## What you are asked to do:
Return the listing below exactly, with the pictures dropped.

%%

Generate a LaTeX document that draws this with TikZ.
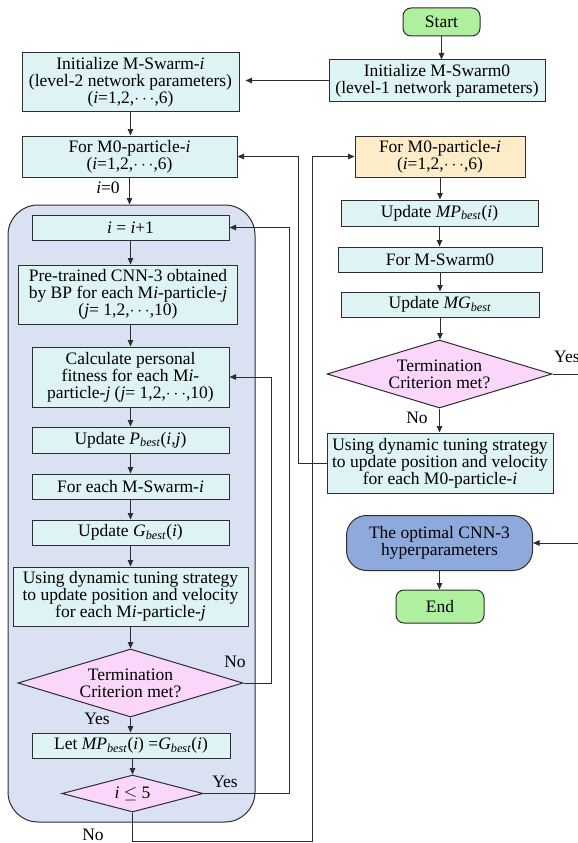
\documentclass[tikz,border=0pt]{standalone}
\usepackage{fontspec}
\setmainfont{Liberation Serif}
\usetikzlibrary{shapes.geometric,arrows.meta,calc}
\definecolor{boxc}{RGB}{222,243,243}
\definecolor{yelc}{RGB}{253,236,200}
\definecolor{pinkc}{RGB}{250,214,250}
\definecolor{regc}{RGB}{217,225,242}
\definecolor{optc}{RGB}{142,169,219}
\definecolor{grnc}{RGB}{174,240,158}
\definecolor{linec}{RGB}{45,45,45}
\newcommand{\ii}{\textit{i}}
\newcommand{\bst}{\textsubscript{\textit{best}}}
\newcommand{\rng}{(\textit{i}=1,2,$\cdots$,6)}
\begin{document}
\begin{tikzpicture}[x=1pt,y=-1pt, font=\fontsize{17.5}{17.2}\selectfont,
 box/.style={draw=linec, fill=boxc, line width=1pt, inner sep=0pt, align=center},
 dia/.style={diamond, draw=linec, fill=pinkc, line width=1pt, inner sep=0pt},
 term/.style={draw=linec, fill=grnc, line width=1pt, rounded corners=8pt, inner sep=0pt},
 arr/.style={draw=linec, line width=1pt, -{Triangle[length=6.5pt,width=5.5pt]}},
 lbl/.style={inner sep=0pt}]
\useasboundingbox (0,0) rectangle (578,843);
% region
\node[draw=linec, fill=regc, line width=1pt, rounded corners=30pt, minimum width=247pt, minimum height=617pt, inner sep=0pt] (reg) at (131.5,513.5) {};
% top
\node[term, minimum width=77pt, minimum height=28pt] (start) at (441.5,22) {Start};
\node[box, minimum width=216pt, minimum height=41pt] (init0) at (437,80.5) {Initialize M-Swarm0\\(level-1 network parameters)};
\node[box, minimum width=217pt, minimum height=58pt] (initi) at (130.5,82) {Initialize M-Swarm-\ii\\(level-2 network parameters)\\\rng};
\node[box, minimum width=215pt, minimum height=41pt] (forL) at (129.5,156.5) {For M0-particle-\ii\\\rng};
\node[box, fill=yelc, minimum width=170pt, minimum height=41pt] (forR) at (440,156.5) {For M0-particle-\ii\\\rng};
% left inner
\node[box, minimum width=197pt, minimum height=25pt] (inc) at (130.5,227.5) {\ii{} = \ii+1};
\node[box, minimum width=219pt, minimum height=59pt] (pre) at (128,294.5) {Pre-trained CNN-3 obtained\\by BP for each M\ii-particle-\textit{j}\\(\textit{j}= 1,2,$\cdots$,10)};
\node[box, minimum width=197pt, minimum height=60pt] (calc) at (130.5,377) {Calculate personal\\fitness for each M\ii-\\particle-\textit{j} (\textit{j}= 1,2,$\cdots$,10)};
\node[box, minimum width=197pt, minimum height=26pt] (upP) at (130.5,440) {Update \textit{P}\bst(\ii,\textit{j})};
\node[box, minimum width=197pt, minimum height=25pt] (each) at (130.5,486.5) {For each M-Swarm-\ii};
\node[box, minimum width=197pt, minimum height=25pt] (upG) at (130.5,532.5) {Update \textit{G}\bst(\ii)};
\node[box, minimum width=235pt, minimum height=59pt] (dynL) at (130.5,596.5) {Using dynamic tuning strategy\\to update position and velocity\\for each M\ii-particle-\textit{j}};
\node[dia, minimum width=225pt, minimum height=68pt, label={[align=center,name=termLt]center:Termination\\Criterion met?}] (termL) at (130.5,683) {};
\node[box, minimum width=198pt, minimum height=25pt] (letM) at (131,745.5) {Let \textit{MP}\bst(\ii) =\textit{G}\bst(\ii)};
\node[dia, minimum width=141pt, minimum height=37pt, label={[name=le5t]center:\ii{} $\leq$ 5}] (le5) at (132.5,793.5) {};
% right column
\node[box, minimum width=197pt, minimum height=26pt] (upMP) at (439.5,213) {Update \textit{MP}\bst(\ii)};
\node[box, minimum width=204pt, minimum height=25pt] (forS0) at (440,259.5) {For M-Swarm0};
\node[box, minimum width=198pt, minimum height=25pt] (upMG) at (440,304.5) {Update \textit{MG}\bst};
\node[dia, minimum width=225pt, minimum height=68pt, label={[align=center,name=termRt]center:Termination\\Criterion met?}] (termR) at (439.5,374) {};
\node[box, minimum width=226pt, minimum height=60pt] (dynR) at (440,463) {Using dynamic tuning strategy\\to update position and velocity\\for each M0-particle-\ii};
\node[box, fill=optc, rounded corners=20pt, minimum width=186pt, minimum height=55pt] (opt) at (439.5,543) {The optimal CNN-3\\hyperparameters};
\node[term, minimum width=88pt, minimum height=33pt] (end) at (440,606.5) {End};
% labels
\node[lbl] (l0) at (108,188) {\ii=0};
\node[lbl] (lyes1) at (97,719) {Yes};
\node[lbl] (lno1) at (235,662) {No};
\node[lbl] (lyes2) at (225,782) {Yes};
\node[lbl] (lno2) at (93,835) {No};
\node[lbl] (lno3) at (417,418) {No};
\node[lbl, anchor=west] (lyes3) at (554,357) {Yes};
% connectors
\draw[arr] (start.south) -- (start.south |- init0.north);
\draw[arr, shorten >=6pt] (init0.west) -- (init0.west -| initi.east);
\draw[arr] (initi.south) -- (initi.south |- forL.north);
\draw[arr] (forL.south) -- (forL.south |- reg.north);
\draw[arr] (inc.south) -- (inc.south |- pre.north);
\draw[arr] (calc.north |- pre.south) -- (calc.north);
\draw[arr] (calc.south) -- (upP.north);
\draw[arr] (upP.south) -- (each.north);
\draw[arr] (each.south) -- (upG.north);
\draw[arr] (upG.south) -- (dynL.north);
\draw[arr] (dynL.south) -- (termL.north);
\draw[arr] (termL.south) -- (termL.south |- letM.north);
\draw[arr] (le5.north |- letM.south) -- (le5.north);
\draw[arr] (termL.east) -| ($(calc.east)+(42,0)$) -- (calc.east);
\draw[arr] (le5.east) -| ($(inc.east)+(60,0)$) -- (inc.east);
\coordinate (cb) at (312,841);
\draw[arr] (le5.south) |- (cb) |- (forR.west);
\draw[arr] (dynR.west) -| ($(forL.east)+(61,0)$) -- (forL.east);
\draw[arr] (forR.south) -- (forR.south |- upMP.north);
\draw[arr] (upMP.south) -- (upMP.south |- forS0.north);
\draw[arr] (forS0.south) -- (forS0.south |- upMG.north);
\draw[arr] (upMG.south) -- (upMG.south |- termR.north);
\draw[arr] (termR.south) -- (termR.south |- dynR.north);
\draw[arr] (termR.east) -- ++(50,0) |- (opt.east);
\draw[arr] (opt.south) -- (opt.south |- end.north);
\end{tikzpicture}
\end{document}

%%

## Response to the exercise:
Generate a LaTeX document that draws this with TikZ.
\documentclass[tikz,border=0pt]{standalone}
\usepackage{fontspec}
\setmainfont{Liberation Serif}
\usetikzlibrary{shapes.geometric,arrows.meta,calc}
\definecolor{boxc}{RGB}{222,243,243}
\definecolor{yelc}{RGB}{253,236,200}
\definecolor{pinkc}{RGB}{250,214,250}
\definecolor{regc}{RGB}{217,225,242}
\definecolor{optc}{RGB}{142,169,219}
\definecolor{grnc}{RGB}{174,240,158}
\definecolor{linec}{RGB}{45,45,45}
\newcommand{\ii}{\textit{i}}
\newcommand{\bst}{\textsubscript{\textit{best}}}
\newcommand{\rng}{(\textit{i}=1,2,$\cdots$,6)}
\begin{document}
\begin{tikzpicture}[x=1pt,y=-1pt, font=\fontsize{17.5}{17.2}\selectfont,
 box/.style={draw=linec, fill=boxc, line width=1pt, inner sep=0pt, align=center},
 dia/.style={diamond, draw=linec, fill=pinkc, line width=1pt, inner sep=0pt},
 term/.style={draw=linec, fill=grnc, line width=1pt, rounded corners=8pt, inner sep=0pt},
 arr/.style={draw=linec, line width=1pt, -{Triangle[length=6.5pt,width=5.5pt]}},
 lbl/.style={inner sep=0pt}]
\useasboundingbox (0,0) rectangle (578,843);
% region
\node[draw=linec, fill=regc, line width=1pt, rounded corners=30pt, minimum width=247pt, minimum height=617pt, inner sep=0pt] (reg) at (131.5,513.5) {};
% top
\node[term, minimum width=77pt, minimum height=28pt] (start) at (441.5,22) {Start};
\node[box, minimum width=216pt, minimum height=41pt] (init0) at (437,80.5) {Initialize M-Swarm0\\(level-1 network parameters)};
\node[box, minimum width=217pt, minimum height=58pt] (initi) at (130.5,82) {Initialize M-Swarm-\ii\\(level-2 network parameters)\\\rng};
\node[box, minimum width=215pt, minimum height=41pt] (forL) at (129.5,156.5) {For M0-particle-\ii\\\rng};
\node[box, fill=yelc, minimum width=170pt, minimum height=41pt] (forR) at (440,156.5) {For M0-particle-\ii\\\rng};
% left inner
\node[box, minimum width=197pt, minimum height=25pt] (inc) at (130.5,227.5) {\ii{} = \ii+1};
\node[box, minimum width=219pt, minimum height=59pt] (pre) at (128,294.5) {Pre-trained CNN-3 obtained\\by BP for each M\ii-particle-\textit{j}\\(\textit{j}= 1,2,$\cdots$,10)};
\node[box, minimum width=197pt, minimum height=60pt] (calc) at (130.5,377) {Calculate personal\\fitness for each M\ii-\\particle-\textit{j} (\textit{j}= 1,2,$\cdots$,10)};
\node[box, minimum width=197pt, minimum height=26pt] (upP) at (130.5,440) {Update \textit{P}\bst(\ii,\textit{j})};
\node[box, minimum width=197pt, minimum height=25pt] (each) at (130.5,486.5) {For each M-Swarm-\ii};
\node[box, minimum width=197pt, minimum height=25pt] (upG) at (130.5,532.5) {Update \textit{G}\bst(\ii)};
\node[box, minimum width=235pt, minimum height=59pt] (dynL) at (130.5,596.5) {Using dynamic tuning strategy\\to update position and velocity\\for each M\ii-particle-\textit{j}};
\node[dia, minimum width=225pt, minimum height=68pt, label={[align=center,name=termLt]center:Termination\\Criterion met?}] (termL) at (130.5,683) {};
\node[box, minimum width=198pt, minimum height=25pt] (letM) at (131,745.5) {Let \textit{MP}\bst(\ii) =\textit{G}\bst(\ii)};
\node[dia, minimum width=141pt, minimum height=37pt, label={[name=le5t]center:\ii{} $\leq$ 5}] (le5) at (132.5,793.5) {};
% right column
\node[box, minimum width=197pt, minimum height=26pt] (upMP) at (439.5,213) {Update \textit{MP}\bst(\ii)};
\node[box, minimum width=204pt, minimum height=25pt] (forS0) at (440,259.5) {For M-Swarm0};
\node[box, minimum width=198pt, minimum height=25pt] (upMG) at (440,304.5) {Update \textit{MG}\bst};
\node[dia, minimum width=225pt, minimum height=68pt, label={[align=center,name=termRt]center:Termination\\Criterion met?}] (termR) at (439.5,374) {};
\node[box, minimum width=226pt, minimum height=60pt] (dynR) at (440,463) {Using dynamic tuning strategy\\to update position and velocity\\for each M0-particle-\ii};
\node[box, fill=optc, rounded corners=20pt, minimum width=186pt, minimum height=55pt] (opt) at (439.5,543) {The optimal CNN-3\\hyperparameters};
\node[term, minimum width=88pt, minimum height=33pt] (end) at (440,606.5) {End};
% labels
\node[lbl] (l0) at (108,188) {\ii=0};
\node[lbl] (lyes1) at (97,719) {Yes};
\node[lbl] (lno1) at (235,662) {No};
\node[lbl] (lyes2) at (225,782) {Yes};
\node[lbl] (lno2) at (93,835) {No};
\node[lbl] (lno3) at (417,418) {No};
\node[lbl, anchor=west] (lyes3) at (554,357) {Yes};
% connectors
\draw[arr] (start.south) -- (start.south |- init0.north);
\draw[arr, shorten >=6pt] (init0.west) -- (init0.west -| initi.east);
\draw[arr] (initi.south) -- (initi.south |- forL.north);
\draw[arr] (forL.south) -- (forL.south |- reg.north);
\draw[arr] (inc.south) -- (inc.south |- pre.north);
\draw[arr] (calc.north |- pre.south) -- (calc.north);
\draw[arr] (calc.south) -- (upP.north);
\draw[arr] (upP.south) -- (each.north);
\draw[arr] (each.south) -- (upG.north);
\draw[arr] (upG.south) -- (dynL.north);
\draw[arr] (dynL.south) -- (termL.north);
\draw[arr] (termL.south) -- (termL.south |- letM.north);
\draw[arr] (le5.north |- letM.south) -- (le5.north);
\draw[arr] (termL.east) -| ($(calc.east)+(42,0)$) -- (calc.east);
\draw[arr] (le5.east) -| ($(inc.east)+(60,0)$) -- (inc.east);
\coordinate (cb) at (312,841);
\draw[arr] (le5.south) |- (cb) |- (forR.west);
\draw[arr] (dynR.west) -| ($(forL.east)+(61,0)$) -- (forL.east);
\draw[arr] (forR.south) -- (forR.south |- upMP.north);
\draw[arr] (upMP.south) -- (upMP.south |- forS0.north);
\draw[arr] (forS0.south) -- (forS0.south |- upMG.north);
\draw[arr] (upMG.south) -- (upMG.south |- termR.north);
\draw[arr] (termR.south) -- (termR.south |- dynR.north);
\draw[arr] (termR.east) -- ++(50,0) |- (opt.east);
\draw[arr] (opt.south) -- (opt.south |- end.north);
\end{tikzpicture}
\end{document}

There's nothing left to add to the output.